Niebywałe, co Blanka zrobiła na scenie Eurowizji. Publiczność oszalała
Rozpoczął się 67. Konkurs Piosenki Eurowizji. W tym roku wokaliści z 26 krajów prezentują swoje umiejętności wprost z hali widowiskowej w Liverpoolu. Na miejscu o swoje pięć minut walczy także reprezentantka Polski, Blanka. Piosenkarka z przytupem rozpoczęła planowany od tygodni występ i w miarę upływu kolejnych minut tylko podgrzewała atmosferę. Wiele osób mogło być naprawdę zaskoczonych.
67. Finał Konkursu Piosenki Eurowizji trwa
Wielki Finał 67. Konkursu Piosenki Eurowizji rozpoczął się równo o godzinie 21. Widowisko otworzył występ ubiegłorocznych laureatów, czyli zespołu Kalush Orchestra z Ukrainy, po czym rozpoczęła się główna rywalizacja. A w niej do walki o tytuł najlepszego utworu eurowizyjnego staje dziś dwadzieścia sześć państw .
O wynikach zadecyduje wspólne głosowanie jurorów ze wszystkich biorących udział w zabawie krajów oraz telewidzów z reszty świata. W Polsce głosować można pod numerem 73555. Zdaniem bukmacherów triumfować dziś będzie Francja, Szwecja lub Finlandia.
Blanka pewnie weszła na scenę
Polska reprezentantka Blanka i jej utwor “Solo” jeszcze zanim na dobre zagościły w Liverpoolu, już zdołały zdobyć duży rozgłos, głównie z uwagi na wielkie oburzenie, jakie wywołał w kraju wybór piosenkarki zamiast startującego w preselekcjach Janna.
Mało kto spodziewał się, że 23-latka przebrnie przez półfinały, jednak ona poprawiła nieco warsztat wokalny, dołożyła do tego rytmiczną choreografię i jakoś wkupiła się w łaski oceniających .

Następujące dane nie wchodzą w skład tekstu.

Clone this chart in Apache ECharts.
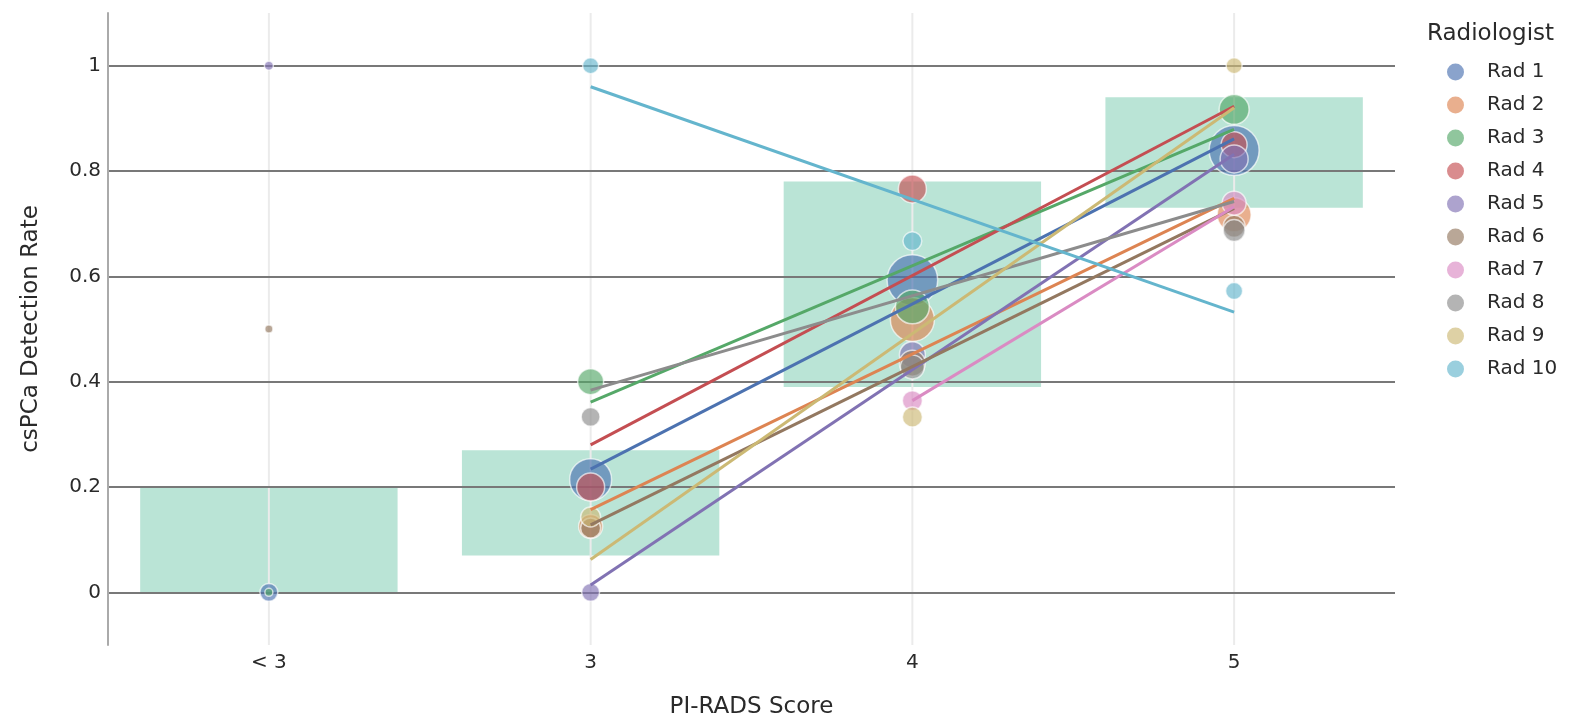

Dziś Blanka stanęła na scenie jako czwarta artystka i wydawała się być bardzo dobrze przygotowana mentalnie. Na jej twarzy zagościł szeroki uśmiech i nie było widać ani grama tremy. Jak zawsze, nienagannie zaprezentowały się także jej strój, fryzura i makijaż. A co z wykonaniem?
Polka oczarowała widownię
Blanka ponownie zaprezentowała wypracowane ruchy sceniczne, kolorową oprawę graficzną i lepszą technikę wokalną.
Największe show zdecydowanie zrobiła jej taneczna solówka, ale podczas całego występu publiczność bardzo dobrze się bawiła.
Na zakończenie nasza reprezentantka otrzymała gromkie brawa i ani przez chwilę nie dało się odczuć, by zgromadzeni w hali źle się bawili. Nie zawiódł też Marek Sierocki, który nie omieszkał wspomnieć o wkładzie, jaki w sukces piosenkarki włożyła TVP.